▶ _What you are asked to do_:
Copy out every line exactly, passing over the pictures.

▶ _Dataset extract_:
--------

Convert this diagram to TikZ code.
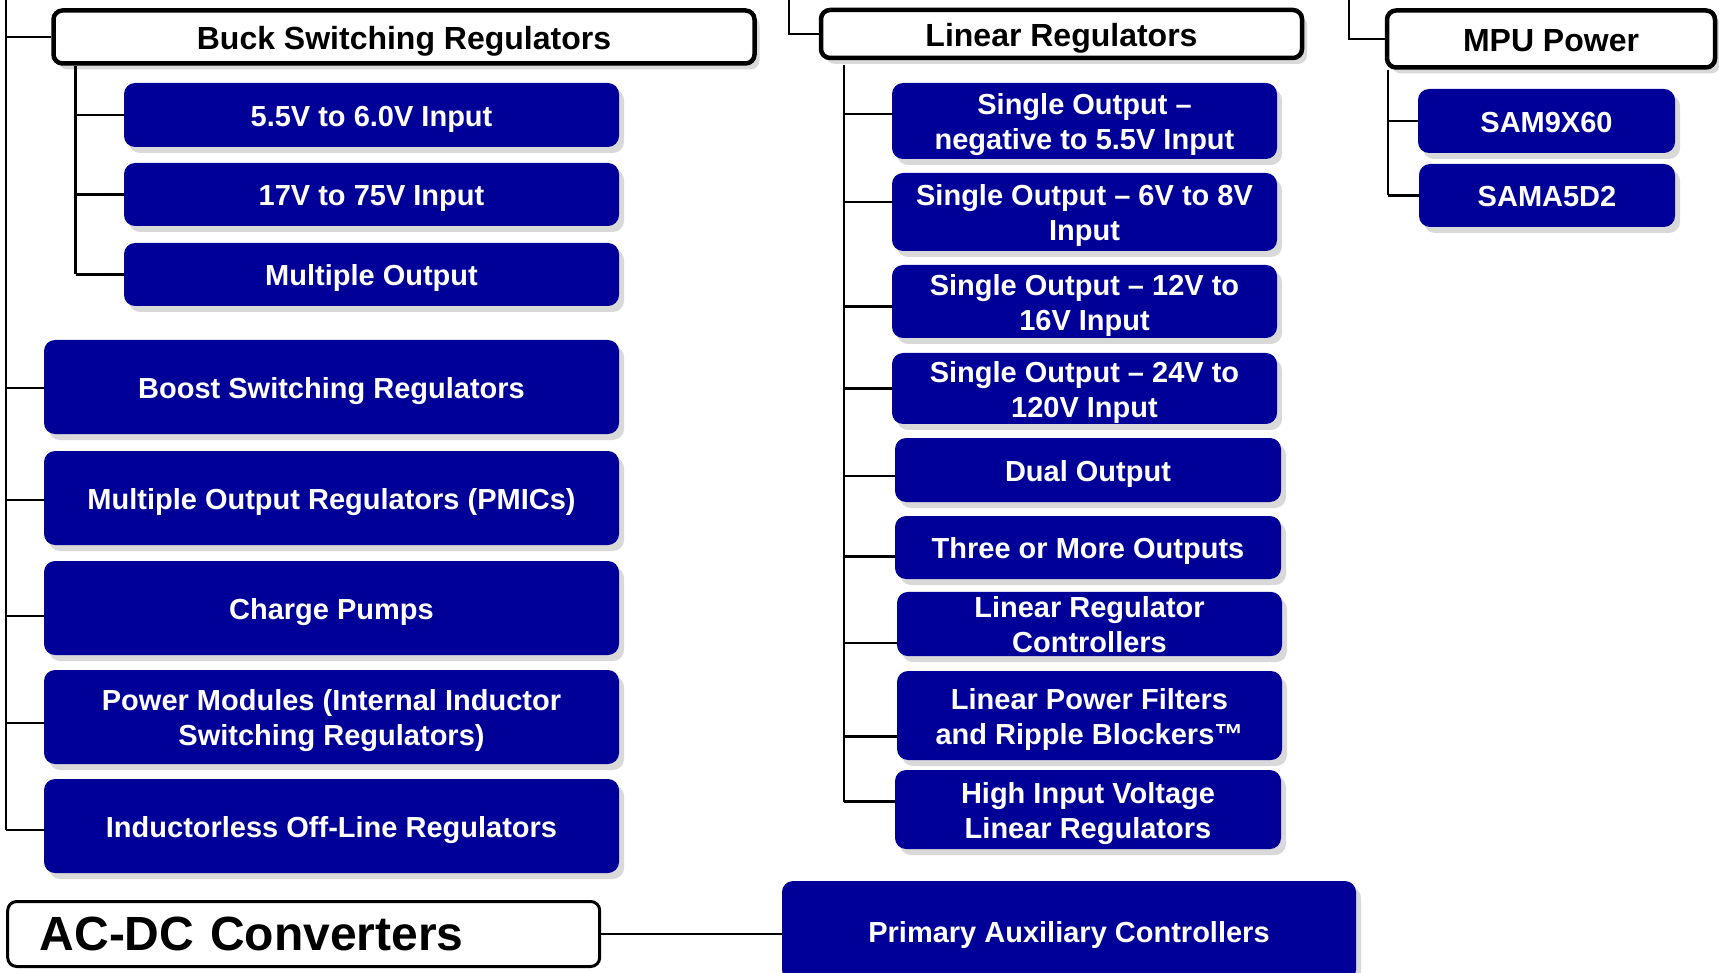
\documentclass[tikz,border=0pt]{standalone}
\usepackage{fontspec}
\setmainfont{Liberation Sans}
\usetikzlibrary{shadows}
\definecolor{navy}{RGB}{0,0,153}
\newcommand\boxstrut{\rule[-0.212em]{0pt}{1.212em}}

\begin{document}
\begin{tikzpicture}[x=1pt, y=-1pt,
    frame/.style={draw, rounded corners=9pt, fill=white, inner sep=0pt},
    hdr/.style={frame, line width=4.5pt,
                drop shadow={shadow xshift=5pt, shadow yshift=-6pt, opacity=0.3},
                font=\fontsize{32}{38}\selectfont\bfseries,
                execute at begin node=\boxstrut, execute at end node=\boxstrut},
    item/.style={fill=navy, rounded corners=11pt, text=white, align=center,
                 drop shadow={shadow xshift=5pt, shadow yshift=-6pt, opacity=0.3},
                 inner sep=0pt, font=\fontsize{29}{35}\selectfont\bfseries,
                 execute at begin node=\boxstrut, execute at end node=\boxstrut},
    wire/.style={line width=2.5pt}
  ]
  \useasboundingbox (0,0) rectangle (1719,973);
  % Headers
  \node[hdr, minimum width=701pt, minimum height=53pt] (buck) at (404,37) {Buck Switching Regulators};
  \node[hdr, minimum width=481pt, minimum height=48pt] (lin) at (1061.5,34) {Linear Regulators};
  \node[hdr, minimum width=328pt, minimum height=57pt] (mpu) at (1551,39) {MPU Power};
  \node[frame, line width=3pt, text width=528pt, inner xsep=32pt, minimum height=65pt,
        align=left, font=\fontsize{48}{56}\selectfont\bfseries] (acdc) at (303.7,934) {AC-DC Converters};
  % Buck boxes
  \node[item, minimum width=495pt, minimum height=64pt] (bin55) at (371.5,115)   {5.5V to 6.0V Input};
  \node[item, minimum width=495pt, minimum height=63pt] (bin17) at (371.5,194.5) {17V to 75V Input};
  \node[item, minimum width=495pt, minimum height=63pt] (bmul)  at (371.5,274.5) {Multiple Output};
  % Left column
  \node[item, minimum width=575pt, minimum height=94pt] (boost) at (331.5,387) {Boost Switching Regulators};
  \node[item, minimum width=575pt, minimum height=94pt] (pmic)  at (331.5,498) {Multiple Output Regulators (PMICs)};
  \node[item, minimum width=575pt, minimum height=94pt] (pump)  at (331.5,608) {Charge Pumps};
  \node[item, minimum width=575pt, minimum height=94pt] (pmod)  at (331.5,717) {\boxstrut Power Modules (Internal Inductor\\Switching Regulators)};
  \node[item, minimum width=575pt, minimum height=94pt] (indl)  at (331.5,826) {Inductorless Off-Line Regulators};
  % Linear boxes
  \node[item, minimum width=385pt, minimum height=76pt] (lneg)   at (1084.5,121)   {\boxstrut Single Output –\\negative to 5.5V Input};
  \node[item, minimum width=385pt, minimum height=78pt] (l6v)    at (1084.5,212)   {\boxstrut Single Output – 6V to 8V\\Input};
  \node[item, minimum width=385pt, minimum height=73pt] (l12v)   at (1084.5,301.5) {\boxstrut Single Output – 12V to\\16V Input};
  \node[item, minimum width=385pt, minimum height=71pt] (l24v)   at (1084.5,388.5) {\boxstrut Single Output – 24V to\\120V Input};
  \node[item, minimum width=386pt, minimum height=64pt] (ldual)  at (1088,470)     {Dual Output};
  \node[item, minimum width=386pt, minimum height=63pt] (lthree) at (1088,547.5)   {Three or More Outputs};
  \node[item, minimum width=385pt, minimum height=64pt, inner ysep=-3pt] (lctl) at (1089.5,624) {\boxstrut Linear Regulator\\Controllers};
  \node[item, minimum width=385pt, minimum height=89pt] (lflt)   at (1089.5,715.5) {\boxstrut Linear Power Filters\\and Ripple Blockers™};
  \node[item, minimum width=386pt, minimum height=79pt] (lhigh)  at (1088,809.5)   {\boxstrut High Input Voltage\\Linear Regulators};
  % MPU boxes
  \node[item, minimum width=257pt, minimum height=64pt] (sam9)  at (1546.5,121)  {SAM9X60};
  \node[item, minimum width=256pt, minimum height=63pt] (sama5) at (1547,195.5)  {SAMA5D2};
  \node[item, minimum width=574pt, minimum height=100pt] (prim) at (1069,931)    {Primary Auxiliary Controllers};
  % Lines
  \coordinate (ltop) at (6,0);
  \coordinate (lintop) at (789,0);
  \coordinate (mputop) at (1349,0);
  \coordinate (bbus) at (75.5,0);
  \coordinate (lbus) at (844,0);
  \coordinate (mbus) at (1388,0);
  \foreach \n/\d in {buck/0, boost/-1, pmic/-2, pump/-8, pmod/-6, indl/-4} {
    \path ([yshift=\d pt]\n.west) coordinate (s-\n);
    \draw[wire] (s-\n) -- (s-\n -| ltop);
  }
  \draw[wire] (ltop) -- (ltop |- s-indl);
  \foreach \n in {bin55, bin17, bmul}
    \draw[wire] (\n.west) -- (\n.west -| bbus);
  \draw[wire] (bbus |- buck.south) -- (bbus |- bmul.west);
  \draw[wire] (lintop) |- (lin.west);
  \foreach \n/\d in {lneg/7, l6v/10, l12v/-5, l24v/0, ldual/-6, lthree/-9, lctl/-19, lflt/-21, lhigh/8} {
    \path ([yshift=\d pt]\n.west) coordinate (s-\n);
    \draw[wire] (s-\n) -- (s-\n -| lbus);
  }
  \draw[wire] (lbus |- lin.south) ++(0,5) -- (lbus |- s-lhigh);
  \draw[wire] (mputop) |- (mpu.west);
  \foreach \n in {sam9, sama5}
    \draw[wire] (\n.west) -- (\n.west -| mbus);
  \draw[wire] (mbus |- mpu.south) -- (mbus |- sama5.west);
  \draw[wire] (acdc.east) -- (acdc.east -| prim.west);
\end{tikzpicture}
\end{document}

--------

▶ _Result of this exercise_:
Convert this diagram to TikZ code.
\documentclass[tikz,border=0pt]{standalone}
\usepackage{fontspec}
\setmainfont{Liberation Sans}
\usetikzlibrary{shadows}
\definecolor{navy}{RGB}{0,0,153}
\newcommand\boxstrut{\rule[-0.212em]{0pt}{1.212em}}

\begin{document}
\begin{tikzpicture}[x=1pt, y=-1pt,
    frame/.style={draw, rounded corners=9pt, fill=white, inner sep=0pt},
    hdr/.style={frame, line width=4.5pt,
                drop shadow={shadow xshift=5pt, shadow yshift=-6pt, opacity=0.3},
                font=\fontsize{32}{38}\selectfont\bfseries,
                execute at begin node=\boxstrut, execute at end node=\boxstrut},
    item/.style={fill=navy, rounded corners=11pt, text=white, align=center,
                 drop shadow={shadow xshift=5pt, shadow yshift=-6pt, opacity=0.3},
                 inner sep=0pt, font=\fontsize{29}{35}\selectfont\bfseries,
                 execute at begin node=\boxstrut, execute at end node=\boxstrut},
    wire/.style={line width=2.5pt}
  ]
  \useasboundingbox (0,0) rectangle (1719,973);
  % Headers
  \node[hdr, minimum width=701pt, minimum height=53pt] (buck) at (404,37) {Buck Switching Regulators};
  \node[hdr, minimum width=481pt, minimum height=48pt] (lin) at (1061.5,34) {Linear Regulators};
  \node[hdr, minimum width=328pt, minimum height=57pt] (mpu) at (1551,39) {MPU Power};
  \node[frame, line width=3pt, text width=528pt, inner xsep=32pt, minimum height=65pt,
        align=left, font=\fontsize{48}{56}\selectfont\bfseries] (acdc) at (303.7,934) {AC-DC Converters};
  % Buck boxes
  \node[item, minimum width=495pt, minimum height=64pt] (bin55) at (371.5,115)   {5.5V to 6.0V Input};
  \node[item, minimum width=495pt, minimum height=63pt] (bin17) at (371.5,194.5) {17V to 75V Input};
  \node[item, minimum width=495pt, minimum height=63pt] (bmul)  at (371.5,274.5) {Multiple Output};
  % Left column
  \node[item, minimum width=575pt, minimum height=94pt] (boost) at (331.5,387) {Boost Switching Regulators};
  \node[item, minimum width=575pt, minimum height=94pt] (pmic)  at (331.5,498) {Multiple Output Regulators (PMICs)};
  \node[item, minimum width=575pt, minimum height=94pt] (pump)  at (331.5,608) {Charge Pumps};
  \node[item, minimum width=575pt, minimum height=94pt] (pmod)  at (331.5,717) {\boxstrut Power Modules (Internal Inductor\\Switching Regulators)};
  \node[item, minimum width=575pt, minimum height=94pt] (indl)  at (331.5,826) {Inductorless Off-Line Regulators};
  % Linear boxes
  \node[item, minimum width=385pt, minimum height=76pt] (lneg)   at (1084.5,121)   {\boxstrut Single Output –\\negative to 5.5V Input};
  \node[item, minimum width=385pt, minimum height=78pt] (l6v)    at (1084.5,212)   {\boxstrut Single Output – 6V to 8V\\Input};
  \node[item, minimum width=385pt, minimum height=73pt] (l12v)   at (1084.5,301.5) {\boxstrut Single Output – 12V to\\16V Input};
  \node[item, minimum width=385pt, minimum height=71pt] (l24v)   at (1084.5,388.5) {\boxstrut Single Output – 24V to\\120V Input};
  \node[item, minimum width=386pt, minimum height=64pt] (ldual)  at (1088,470)     {Dual Output};
  \node[item, minimum width=386pt, minimum height=63pt] (lthree) at (1088,547.5)   {Three or More Outputs};
  \node[item, minimum width=385pt, minimum height=64pt, inner ysep=-3pt] (lctl) at (1089.5,624) {\boxstrut Linear Regulator\\Controllers};
  \node[item, minimum width=385pt, minimum height=89pt] (lflt)   at (1089.5,715.5) {\boxstrut Linear Power Filters\\and Ripple Blockers™};
  \node[item, minimum width=386pt, minimum height=79pt] (lhigh)  at (1088,809.5)   {\boxstrut High Input Voltage\\Linear Regulators};
  % MPU boxes
  \node[item, minimum width=257pt, minimum height=64pt] (sam9)  at (1546.5,121)  {SAM9X60};
  \node[item, minimum width=256pt, minimum height=63pt] (sama5) at (1547,195.5)  {SAMA5D2};
  \node[item, minimum width=574pt, minimum height=100pt] (prim) at (1069,931)    {Primary Auxiliary Controllers};
  % Lines
  \coordinate (ltop) at (6,0);
  \coordinate (lintop) at (789,0);
  \coordinate (mputop) at (1349,0);
  \coordinate (bbus) at (75.5,0);
  \coordinate (lbus) at (844,0);
  \coordinate (mbus) at (1388,0);
  \foreach \n/\d in {buck/0, boost/-1, pmic/-2, pump/-8, pmod/-6, indl/-4} {
    \path ([yshift=\d pt]\n.west) coordinate (s-\n);
    \draw[wire] (s-\n) -- (s-\n -| ltop);
  }
  \draw[wire] (ltop) -- (ltop |- s-indl);
  \foreach \n in {bin55, bin17, bmul}
    \draw[wire] (\n.west) -- (\n.west -| bbus);
  \draw[wire] (bbus |- buck.south) -- (bbus |- bmul.west);
  \draw[wire] (lintop) |- (lin.west);
  \foreach \n/\d in {lneg/7, l6v/10, l12v/-5, l24v/0, ldual/-6, lthree/-9, lctl/-19, lflt/-21, lhigh/8} {
    \path ([yshift=\d pt]\n.west) coordinate (s-\n);
    \draw[wire] (s-\n) -- (s-\n -| lbus);
  }
  \draw[wire] (lbus |- lin.south) ++(0,5) -- (lbus |- s-lhigh);
  \draw[wire] (mputop) |- (mpu.west);
  \foreach \n in {sam9, sama5}
    \draw[wire] (\n.west) -- (\n.west -| mbus);
  \draw[wire] (mbus |- mpu.south) -- (mbus |- sama5.west);
  \draw[wire] (acdc.east) -- (acdc.east -| prim.west);
\end{tikzpicture}
\end{document}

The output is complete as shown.